Nichols, a board member with the group seeking to revoke Shakib's permits, doesn't buy the idea that the trees were removed by accident. Ripping out the giant sycamore, she said, will allow the developers to avoid the cost of building a retaining wall for the project's driveway.
"It was very deliberate. It was done to facilitate access to the property," she said. "To willfully cut a tree like that, that gorgeous specimen … is a criminal act."
Mitchell says Nichols' assertion is untrue. "There's no upside for us" in taking down the three protected trees, he said. "It's all downside."
So far, the neighbors have succeeded in bringing in major players to support their effort. The Natural Resources Defense Council, a national environmental group, has called on the city to revoke Shakib's permits. So has Los Angeles City Councilman Mike Bonin, who represents Brentwood.
The fight over Shakib's project goes beyond the three trees.

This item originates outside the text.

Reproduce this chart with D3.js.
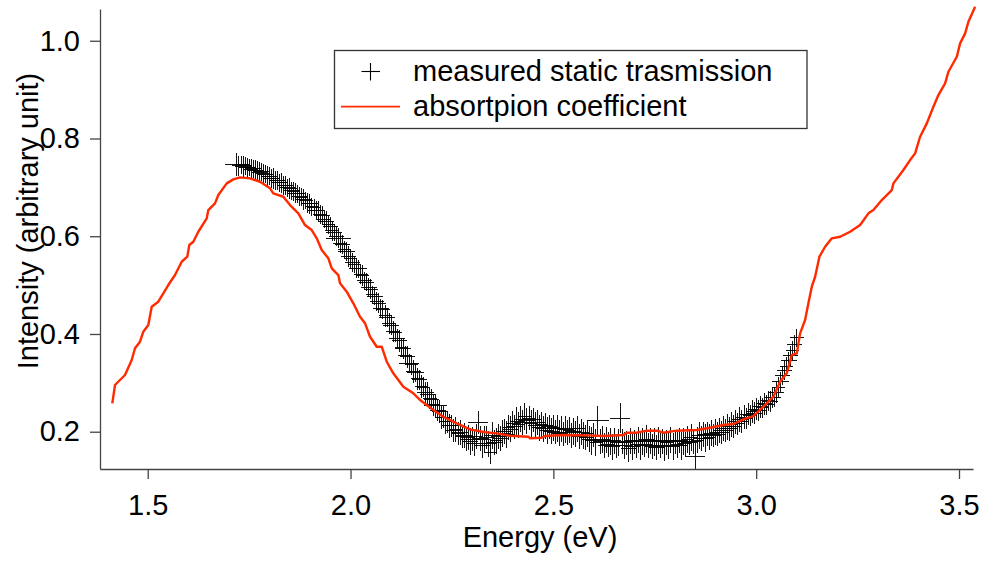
<!DOCTYPE html>
<html>
<head>
<meta charset="utf-8">
<script src="https://cdn.jsdelivr.net/npm/d3@7"></script>
<style>
  html, body { margin: 0; padding: 0; background: #fff; }
  svg { display: block; }
  text { font-family: "Liberation Sans", Arial, sans-serif; fill: #000; }
</style>
</head>
<body>
<svg id="chart" width="982" height="564"></svg>
<script>
// ---------- DATA ----------
const xTicks = [1.5, 2.0, 2.5, 3.0, 3.5];
const yTicks = [0.2, 0.4, 0.6, 0.8, 1.0];
const xTitle = "Energy (eV)";
const yTitle = "Intensity (arbitrary unit)";
const legendLabels = ["measured static trasmission", "absortpion coefficient"];

// absorption coefficient (red line)
const absE = [1.4127,1.4194,1.4440,1.4606,1.4687,1.4810,1.4892,1.5015,1.5099,1.5261,1.5385,1.5508,1.5673,1.5838,1.5976,1.6026,1.6124,1.6248,1.6455,1.6494,1.6659,1.6741,1.6948,1.7111,1.7276,1.7522,1.7769,1.8015,1.8097,1.8343,1.8509,1.8713,1.8878,1.9043,1.9167,1.9290,1.9453,1.9537,1.9699,1.9741,1.9906,2.0069,2.0234,2.0358,2.0481,2.0646,2.0769,2.0893,2.1055,2.1302,2.1548,2.1714,2.2042,2.2288,2.2618,2.2946,2.3316,2.3605,2.3933,2.4384,2.4426,2.4714,2.4796,2.5247,2.5824,2.6233,2.6726,2.6810,2.7056,2.7303,2.7549,2.7712,2.8042,2.8536,2.8864,2.9191,2.9438,2.9685,2.9931,3.0178,3.0424,3.0589,3.0754,3.0878,3.1001,3.1083,3.1206,3.1287,3.1371,3.1453,3.1559,3.1699,3.1864,3.2069,3.2316,3.2562,3.2767,3.2890,3.3097,3.3343,3.3383,3.3629,3.3794,3.3918,3.4041,3.4206,3.4369,3.4492,3.4657,3.4739,3.4946,3.5027,3.5151,3.5232,3.5397];
const absI = [.2581,.2956,.3160,.3467,.3707,.3842,.4046,.4183,.4558,.4660,.4832,.5002,.5206,.5478,.5581,.5820,.5887,.6092,.6366,.6536,.6673,.6843,.7082,.7164,.7205,.7185,.7115,.6980,.6878,.6808,.6638,.6469,.6229,.6127,.5957,.5718,.5548,.5343,.5206,.5036,.4865,.4627,.4353,.4218,.3944,.3739,.3739,.3432,.3195,.2921,.2786,.2649,.2444,.2307,.2172,.2049,.1988,.1967,.1918,.1898,.1865,.1877,.1912,.1933,.1926,.1912,.1933,.1980,.1980,.2021,.2021,.1980,.2021,.2035,.2082,.2137,.2158,.2254,.2321,.2512,.2716,.3023,.3195,.3569,.3604,.4013,.4286,.4627,.4967,.5171,.5581,.5785,.5957,.5990,.6092,.6229,.6469,.6536,.6741,.6945,.7082,.7355,.7559,.7696,.8036,.8310,.8650,.8889,.9128,.9366,.9673,.9947,1.0151,1.0389,1.0696];

// measured static transmission (crosses with error arms)
const measE = [
1.720,1.725,1.730,1.735,1.740,1.745,1.750,1.755,1.760,1.765,
1.770,1.775,1.780,1.785,1.790,1.795,1.800,1.805,1.810,1.815,
1.820,1.825,1.830,1.835,1.840,1.845,1.850,1.855,1.860,1.865,
1.870,1.875,1.880,1.885,1.890,1.895,1.900,1.905,1.910,1.915,
1.920,1.925,1.930,1.935,1.940,1.945,1.950,1.955,1.960,1.965,
1.970,1.975,1.980,1.985,1.990,1.995,2.000,2.005,2.010,2.015,
2.020,2.025,2.030,2.035,2.040,2.045,2.050,2.055,2.060,2.065,
2.070,2.075,2.080,2.085,2.090,2.095,2.100,2.105,2.110,2.115,
2.120,2.125,2.130,2.135,2.140,2.145,2.150,2.155,2.160,2.165,
2.170,2.175,2.180,2.185,2.190,2.195,2.200,2.205,2.210,2.215,
2.220,2.225,2.230,2.235,2.240,2.245,2.250,2.255,2.260,2.265,
2.270,2.275,2.280,2.285,2.290,2.295,2.300,2.305,2.310,2.315,
2.320,2.325,2.330,2.335,2.340,2.345,2.350,2.355,2.360,2.365,
2.370,2.375,2.380,2.385,2.390,2.395,2.400,2.405,2.410,2.415,
2.420,2.425,2.430,2.435,2.440,2.445,2.450,2.455,2.460,2.465,
2.470,2.475,2.480,2.485,2.490,2.495,2.500,2.505,2.510,2.515,
2.520,2.525,2.530,2.535,2.540,2.545,2.550,2.555,2.560,2.565,
2.570,2.575,2.580,2.585,2.590,2.595,2.600,2.605,2.610,2.615,
2.620,2.625,2.630,2.635,2.640,2.645,2.650,2.655,2.660,2.665,
2.670,2.675,2.680,2.685,2.690,2.695,2.700,2.705,2.710,2.715,
2.720,2.725,2.730,2.735,2.740,2.745,2.750,2.755,2.760,2.765,
2.770,2.775,2.780,2.785,2.790,2.795,2.800,2.805,2.810,2.815,
2.820,2.825,2.830,2.835,2.840,2.845,2.850,2.855,2.860,2.865,
2.870,2.875,2.880,2.885,2.890,2.895,2.900,2.905,2.910,2.915,
2.920,2.925,2.930,2.935,2.940,2.945,2.950,2.955,2.960,2.965,
2.970,2.975,2.980,2.985,2.990,2.995,3.000,3.005,3.010,3.015,
3.020,3.025,3.030,3.035,3.040,3.045,3.050,3.055,3.060,3.065,
3.070,3.075,3.080,3.085,3.090,3.095,3.100];
const measI = [
.747,.744,.746,.743,.744,.740,.741,.737,.738,.735,
.734,.731,.732,.728,.727,.722,.723,.718,.718,.714,
.714,.709,.709,.704,.704,.699,.698,.693,.692,.688,
.687,.681,.680,.675,.673,.668,.666,.660,.659,.653,
.652,.645,.642,.634,.631,.623,.620,.611,.608,.599,
.596,.586,.583,.573,.569,.559,.555,.546,.542,.535,
.533,.522,.520,.509,.506,.495,.492,.480,.477,.466,
.463,.453,.450,.437,.434,.421,.418,.405,.402,.390,
.386,.372,.370,.356,.353,.340,.337,.323,.321,.308,
.306,.293,.291,.280,.277,.268,.265,.255,.253,.243,
.241,.230,.230,.220,.220,.212,.212,.203,.205,.196,
.198,.190,.192,.184,.188,.180,.185,.176,.190,.219,
.186,.172,.184,.188,.175,.158,.192,.178,.181,.190,
.186,.196,.200,.194,.209,.205,.216,.210,.221,.214,
.226,.219,.231,.222,.228,.217,.224,.213,.219,.208,
.215,.206,.212,.203,.210,.201,.208,.199,.207,.197,
.206,.195,.204,.198,.203,.192,.201,.195,.206,.190,
.199,.192,.188,.196,.185,.181,.193,.178,.222,.180,
.184,.172,.183,.174,.180,.169,.181,.171,.178,.228,
.180,.172,.177,.166,.181,.170,.179,.173,.183,.171,
.180,.174,.185,.172,.181,.170,.179,.168,.182,.172,
.180,.169,.178,.171,.183,.170,.179,.173,.182,.171,
.180,.175,.184,.178,.188,.180,.150,.183,.192,.186,
.194,.187,.195,.189,.197,.192,.199,.195,.203,.198,
.207,.202,.210,.206,.215,.211,.220,.216,.225,.221,
.230,.227,.236,.233,.241,.238,.246,.243,.251,.249,
.257,.255,.263,.262,.270,.271,.281,.290,.302,.315,
.326,.333,.345,.355,.366,.379,.392];
const measErrE = [
.030,.018,.016,.020,.017,.019,.016,.018,.020,.017,
.016,.019,.018,.017,.020,.016,.018,.019,.017,.016,
.018,.020,.017,.016,.019,.018,.017,.020,.016,.018,
.017,.019,.016,.020,.018,.017,.019,.016,.018,.020,
.016,.018,.020,.017,.019,.016,.018,.017,.020,.019,
.030,.017,.019,.016,.020,.018,.017,.019,.016,.018,
.020,.017,.016,.019,.018,.020,.017,.016,.019,.018,
.017,.020,.018,.016,.019,.017,.020,.018,.016,.019,
.018,.016,.020,.017,.019,.025,.016,.018,.020,.017,
.019,.017,.016,.020,.018,.017,.019,.016,.028,.018,
.020,.017,.019,.018,.016,.020,.017,.019,.018,.016,
.019,.018,.020,.016,.017,.019,.018,.020,.017,.025,
.018,.020,.017,.019,.018,.016,.020,.018,.017,.019,
.020,.017,.019,.018,.016,.020,.017,.019,.018,.016,
.018,.019,.017,.020,.018,.016,.019,.017,.020,.018,
.016,.018,.020,.017,.019,.018,.016,.020,.017,.019,
.020,.017,.018,.019,.016,.020,.018,.017,.019,.018,
.017,.019,.018,.016,.020,.017,.019,.018,.028,.017,
.019,.016,.020,.018,.017,.019,.016,.018,.020,.025,
.018,.020,.017,.019,.016,.018,.020,.017,.019,.016,
.020,.017,.019,.018,.016,.020,.017,.019,.018,.016,
.017,.019,.018,.020,.016,.017,.019,.018,.020,.017,
.019,.018,.016,.020,.017,.022,.025,.016,.019,.020,
.016,.018,.020,.017,.019,.018,.016,.020,.017,.019,
.018,.020,.017,.019,.016,.018,.020,.017,.019,.018,
.020,.017,.019,.018,.016,.020,.017,.019,.018,.016,
.018,.019,.017,.020,.018,.016,.019,.017,.020,.018,
.019,.017,.020,.018,.016,.019,.017];
const measErrI = [
.024,.020,.018,.021,.019,.020,.018,.021,.019,.020,
.019,.021,.018,.020,.019,.021,.018,.020,.021,.019,
.020,.018,.021,.019,.020,.018,.021,.019,.020,.021,
.018,.020,.019,.021,.018,.020,.021,.019,.018,.020,
.021,.019,.020,.018,.021,.019,.020,.021,.018,.019,
.020,.021,.019,.018,.020,.021,.019,.020,.018,.021,
.019,.020,.021,.018,.019,.020,.021,.019,.018,.020,
.021,.019,.020,.022,.019,.021,.020,.022,.019,.021,
.022,.020,.021,.019,.022,.020,.021,.023,.020,.022,
.021,.023,.020,.022,.024,.021,.023,.022,.024,.021,
.023,.025,.022,.024,.023,.025,.022,.024,.026,.023,
.025,.024,.026,.023,.025,.027,.024,.026,.025,.024,
.026,.025,.027,.024,.026,.025,.028,.025,.027,.026,
.025,.027,.026,.028,.025,.027,.026,.024,.030,.026,
.027,.025,.028,.026,.024,.027,.025,.028,.026,.027,
.025,.027,.026,.028,.025,.027,.026,.025,.028,.026,
.027,.025,.028,.026,.027,.025,.028,.026,.027,.025,
.026,.028,.025,.027,.026,.028,.025,.027,.030,.026,
.028,.026,.027,.025,.028,.026,.027,.025,.028,.030,
.026,.028,.025,.027,.026,.028,.025,.027,.026,.028,
.027,.025,.028,.026,.027,.025,.028,.026,.027,.025,
.026,.028,.025,.027,.026,.028,.025,.027,.026,.028,
.027,.025,.028,.026,.027,.025,.028,.026,.027,.025,
.026,.028,.025,.027,.026,.024,.027,.025,.026,.024,
.025,.023,.026,.024,.025,.023,.024,.022,.025,.023,
.024,.022,.023,.021,.024,.022,.023,.021,.022,.020,
.022,.021,.020,.022,.021,.020,.022,.021,.020,.019,
.021,.020,.019,.021,.020,.019,.018];

// ---------- CHART ----------
const svg = d3.select("#chart");
const FONT = 29;
const RED = "#ff2a00";

const x = d3.scaleLinear().domain([1.3824, 3.5345]).range([100, 973]);
const y = d3.scaleLinear().domain([0.1237, 1.065]).range([469, 9]);

// measured crosses
const n = Math.min(measE.length, measI.length);
const pts = d3.range(n).map(i => ({
  e: measE[i], v: measI[i],
  de: measErrE[i] !== undefined ? measErrE[i] : 0.018,
  dv: measErrI[i] !== undefined ? measErrI[i] : 0.022
}));
const gPts = svg.append("g")
  .attr("stroke", "#000").attr("stroke-width", 1).attr("stroke-opacity", 0.92)
  .attr("shape-rendering", "crispEdges");
pts.forEach(p => {
  gPts.append("line")
    .attr("x1", x(p.e - p.de)).attr("x2", x(p.e + p.de))
    .attr("y1", y(p.v)).attr("y2", y(p.v));
  gPts.append("line")
    .attr("x1", x(p.e)).attr("x2", x(p.e))
    .attr("y1", y(p.v - p.dv)).attr("y2", y(p.v + p.dv));
});

// absorption line
const absData = d3.range(Math.min(absE.length, absI.length)).map(i => [absE[i], absI[i]]);
svg.append("path")
  .datum(absData)
  .attr("fill", "none").attr("stroke", RED).attr("stroke-width", 2.4)
  .attr("stroke-linejoin", "round")
  .attr("d", d3.line().x(d => x(d[0])).y(d => y(d[1])));

// axes
const xAxis = svg.append("g").attr("transform", "translate(0,469)")
  .call(d3.axisBottom(x).tickValues(xTicks).tickFormat(d3.format(".1f"))
    .tickSize(10).tickSizeOuter(0).tickPadding(15));
const yAxis = svg.append("g").attr("transform", "translate(100,0)")
  .call(d3.axisLeft(y).tickValues(yTicks).tickFormat(d3.format(".1f"))
    .tickSize(10).tickSizeOuter(0).tickPadding(10));
[xAxis, yAxis].forEach(g => {
  g.selectAll("path.domain").attr("stroke", "#444").attr("stroke-width", 1.3);
  g.selectAll(".tick line").attr("stroke", "#444").attr("stroke-width", 1.3);
  g.selectAll(".tick text").attr("font-size", FONT)
    .attr("font-family", "'Liberation Sans', Arial, sans-serif").attr("fill", "#000");
});

// axis titles
svg.append("text").attr("x", 540).attr("y", 547)
  .attr("text-anchor", "middle").attr("font-size", FONT).text(xTitle);
svg.append("text")
  .attr("transform", "translate(38,221) rotate(-90)")
  .attr("text-anchor", "middle").attr("font-size", FONT).text(yTitle);

// legend
const lg = svg.append("g");
lg.append("rect").attr("x", 334.5).attr("y", 50.5).attr("width", 472.5).attr("height", 78)
  .attr("fill", "#fff").attr("stroke", "#333").attr("stroke-width", 1.3);
lg.append("line").attr("x1", 361.5).attr("x2", 380).attr("y1", 71.5).attr("y2", 71.5)
  .attr("stroke", "#000").attr("stroke-width", 1.1);
lg.append("line").attr("x1", 370.5).attr("x2", 370.5).attr("y1", 63).attr("y2", 80.5)
  .attr("stroke", "#000").attr("stroke-width", 1.1);
lg.append("line").attr("x1", 341).attr("x2", 400).attr("y1", 106.7).attr("y2", 106.7)
  .attr("stroke", RED).attr("stroke-width", 1.8);
legendLabels.forEach((t, i) => {
  lg.append("text").attr("x", 413).attr("y", 81 + i * 35)
    .attr("font-size", FONT).text(t);
});
</script>
</body>
</html>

In 2014, the Los Angeles Regional Water Quality Control Board concluded that Shakib's company had violated the terms of a permit allowing construction work around a local streambed. Months later, Nichols and her group filed a lawsuit saying the environmental review for the project was inadequate. They also alleged that neighbors did not receive proper public notification about the development.
The city's rules did not require the neighbors receive notice of the application to take out the 56 trees — which, because they are California natives, have "protected" status at City Hall. Had notification been issued, Brentwood residents would have shown up en masse at the Feb. 1, 2013, meeting at City Hall where the tree removal permit was approved, project opponents say.
According to the lawsuit, notification did go to then-Councilman Bill Rosendahl, who represented Brentwood at the time and had Bonin as his chief of staff. But no one in Rosendahl's office informed the community, Kracov said.
Mitchell, for his part, said his clients tried for months to get a meeting with Bonin but were repeatedly rebuffed. He argued that the property owners may have grounds for a civil rights lawsuit if things don't break their way.
The decision over whether to revoke Shakib's permits will fall to Ron Lorenzen, an assistant director of the city's Bureau of Street Services. Lorenzen said his decision will not take into account the complaints about public notice, the environmental review or the water quality control board.
If the neighbors prevail, Shakib will have an opportunity to appeal the decision to Mayor Eric Garcetti's appointees at the Board of Public Works. Meanwhile, the opponents are already pursuing other avenues for challenging Shakib's project.
On Wednesday, Garcetti's appointees on the West Los Angeles Area Planning Commission will meet to determine whether Shakib's project should have complied with new rules governing hillside development.